- _WHAT THIS TASK INVOLVES_
Only a number is wanted: the count of lines in this listing that contain "with".
====== SUPPLIED INFORMATION
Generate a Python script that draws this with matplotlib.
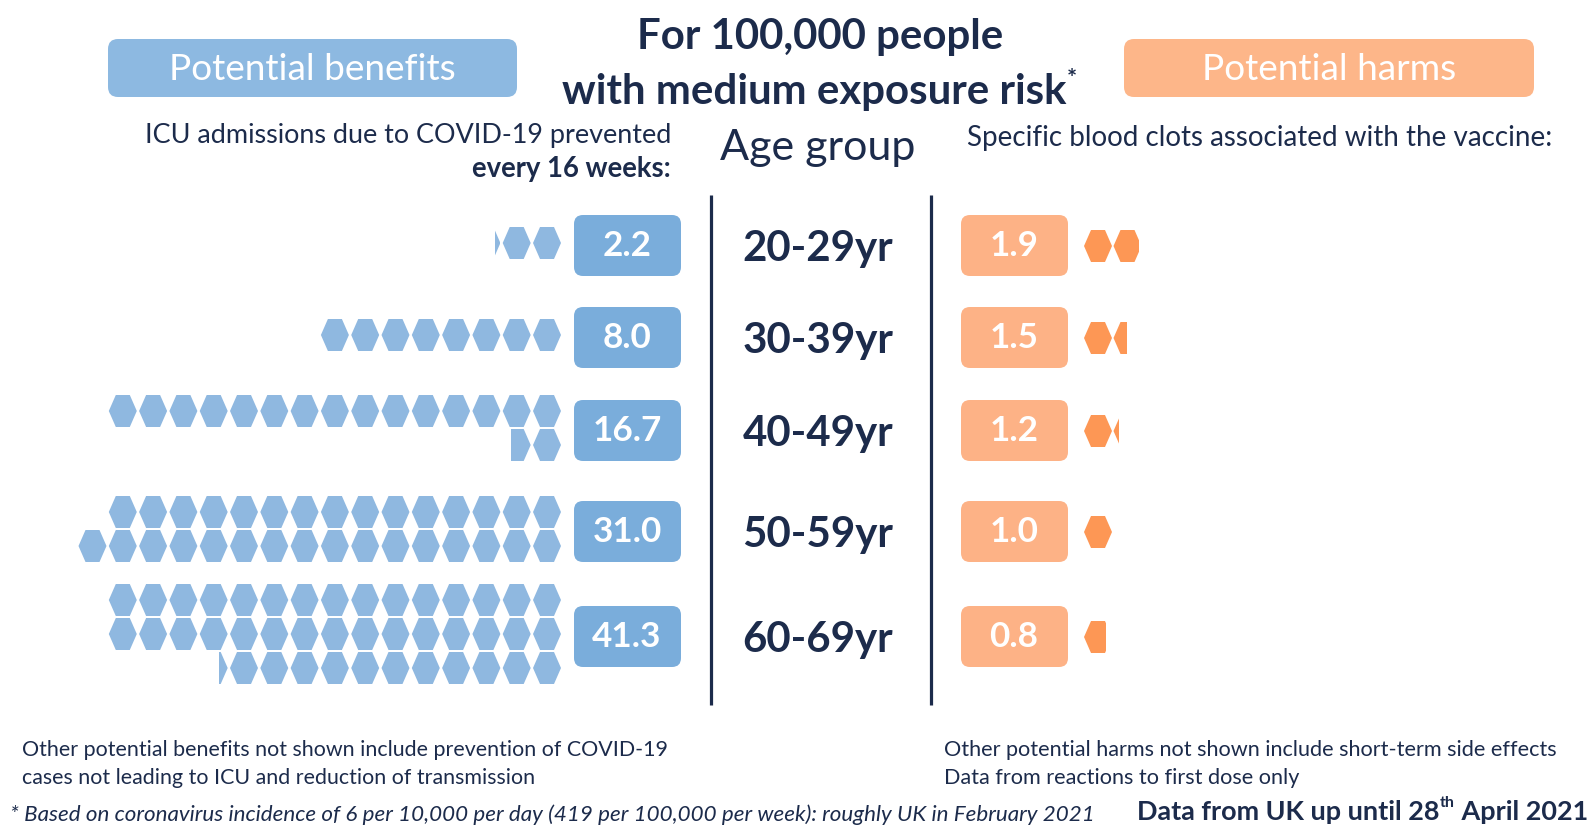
import numpy as np
import matplotlib.pyplot as plt
from matplotlib.patches import Polygon, FancyBboxPatch, Rectangle

plt.rcParams['font.family'] = ['Lato', 'DejaVu Sans']

#==============================================================================
#data
#==============================================================================
age_groups = ['20-29yr', '30-39yr', '40-49yr', '50-59yr', '60-69yr']
icu_prevented = [2.2, 8.0, 16.7, 31.0, 41.3]
blood_clots = [1.9, 1.5, 1.2, 1.0, 0.8]

title_lines = ['For 100,000 people', 'with medium exposure risk']
benefit_note = ['Other potential benefits not shown include prevention of COVID-19',
                'cases not leading to ICU and reduction of transmission']
harm_note = ['Other potential harms not shown include short-term side effects',
             'Data from reactions to first dose only']
footnote = ('* Based on coronavirus incidence of 6 per 10,000 per day '
            '(419 per 100,000 per week): roughly UK in February 2021')

#==============================================================================
#style
#==============================================================================
navy = '#1c2b4b'
blue_head = '#8db9e1'
blue_box = '#7aaddb'
blue_hex = '#8fb8e0'
orange_head = '#fdb689'
orange_box = '#fdb286'
orange_hex = '#fd9755'

PT = 0.72  # px -> pt at dpi 100

row_y = [246, 338, 431, 532, 637]
hex_w, hex_h = 28, 32
hex_dx, hex_dy = 30.3, 34


def hexagon(ax, cx, cy, color, frac=1.0, keep='right'):
    pts = [(cx - hex_w / 2, cy), (cx - hex_w / 4, cy - hex_h / 2),
           (cx + hex_w / 4, cy - hex_h / 2), (cx + hex_w / 2, cy),
           (cx + hex_w / 4, cy + hex_h / 2), (cx - hex_w / 4, cy + hex_h / 2)]
    p = Polygon(pts, closed=True, facecolor=color, edgecolor='none')
    ax.add_patch(p)
    if frac < 1:
        if keep == 'right':
            x0 = cx + hex_w / 2 - frac * hex_w
        else:
            x0 = cx - hex_w / 2
        clip = Rectangle((x0, cy - hex_h), frac * hex_w, 2 * hex_h,
                         transform=ax.transData)
        p.set_clip_path(clip)


def split_rows(v, cap=15):
    rows = []
    while v > cap + 1:
        rows.append(cap)
        v -= cap
    rows.append(v)
    return rows


def rbox(ax, x0, y0, x1, y1, color, r=9):
    ax.add_patch(FancyBboxPatch((x0, y0), x1 - x0, y1 - y0,
                                boxstyle='round,pad=0,rounding_size=%d' % r,
                                facecolor=color, edgecolor='none'))


fig = plt.figure(figsize=(15.94, 8.27), dpi=100)
ax = fig.add_axes([0, 0, 1, 1])
ax.set_xlim(0, 1594)
ax.set_ylim(827, 0)
ax.axis('off')
renderer = fig.canvas.get_renderer()

#title
ax.text(820, 37, title_lines[0], ha='center', va='center',
        fontsize=42 * PT, fontweight='bold', color=navy)
t2 = ax.text(814, 92, title_lines[1], ha='center', va='center',
             fontsize=42 * PT, fontweight='bold', color=navy)
bb = t2.get_window_extent(renderer)
x_star = ax.transData.inverted().transform((bb.x1, 0))[0]
ax.text(x_star + 1, 80, '*', ha='left', va='center',
        fontsize=24 * PT, fontweight='bold', color=navy)

#header boxes
rbox(ax, 108, 39, 517, 97, blue_head, r=10)
ax.text(312, 69, 'Potential benefits', ha='center', va='center',
        fontsize=37 * PT, color='white')
rbox(ax, 1124, 39, 1534, 97, orange_head, r=10)
ax.text(1329, 69, 'Potential harms', ha='center', va='center',
        fontsize=37 * PT, color='white')

#sub headers
ax.text(671, 135, 'ICU admissions due to COVID-19 prevented', ha='right',
        va='center', fontsize=27 * PT, color=navy)
ax.text(671, 169, 'every 16 weeks:', ha='right', va='center',
        fontsize=27.5 * PT, fontweight='bold', color=navy)
ax.text(818, 148, 'Age group', ha='center', va='center',
        fontsize=43 * PT, color=navy)
ax.text(967, 138, 'Specific blood clots associated with the vaccine:',
        ha='left', va='center', fontsize=27.8 * PT, color=navy)

#divider lines
ax.plot([711, 711], [195, 705], color=navy, lw=3.2 * PT, solid_capstyle='butt')
ax.plot([931, 931], [195, 705], color=navy, lw=3.2 * PT, solid_capstyle='butt')

for i, age in enumerate(age_groups):
    y = row_y[i]
    ax.text(818, y + 3, age, ha='center', va='center',
            fontsize=42 * PT, fontweight='bold', color=navy)

    #benefits
    rbox(ax, 574, y - 31, 681, y + 30, blue_box)
    ax.text(627, y, '%.1f' % icu_prevented[i], ha='center', va='center',
            fontsize=35 * PT, fontweight='bold', color='white')
    rows = split_rows(icu_prevented[i])
    y_top = y - 3 - (len(rows) - 1) * hex_dy / 2
    for r, n in enumerate(rows):
        cy = y_top + r * hex_dy
        for k in range(int(np.ceil(n - 1e-9))):
            frac = min(1.0, n - k)
            hexagon(ax, 547 - k * hex_dx, cy, blue_hex, frac, keep='right')

    #harms
    rbox(ax, 961, y - 31, 1068, y + 30, orange_box)
    ax.text(1014, y, '%.1f' % blood_clots[i], ha='center', va='center',
            fontsize=35 * PT, fontweight='bold', color='white')
    n = blood_clots[i]
    for k in range(int(np.ceil(n - 1e-9))):
        frac = min(1.0, n - k)
        hexagon(ax, 1098 + k * 29.5, y, orange_hex, frac, keep='left')

#notes
for j, line in enumerate(benefit_note):
    ax.text(22, 750 + 28 * j, line, ha='left', va='center',
            fontsize=21.4 * PT, color=navy)
for j, line in enumerate(harm_note):
    ax.text(944, 750 + 28 * j, line, ha='left', va='center',
            fontsize=21.7 * PT, color=navy)
ax.text(10, 815, footnote, ha='left', va='center', fontsize=22.4 * PT,
        style='italic', color=navy)

#data source with superscript
t_a = ax.text(1588, 812, ' April 2021', ha='right', va='center',
              fontsize=27 * PT, fontweight='bold', color=navy)
bb = t_a.get_window_extent(renderer)
x_th = ax.transData.inverted().transform((bb.x0, 0))[0]
t_th = ax.text(x_th, 803, 'th', ha='right', va='center',
               fontsize=16 * PT, fontweight='bold', color=navy)
bb = t_th.get_window_extent(renderer)
x_28 = ax.transData.inverted().transform((bb.x0, 0))[0]
ax.text(x_28, 812, 'Data from UK up until 28', ha='right', va='center',
        fontsize=27 * PT, fontweight='bold', color=navy)

plt.savefig('out.png', dpi=100)
plt.close()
============
- _WORKED ANSWER_
4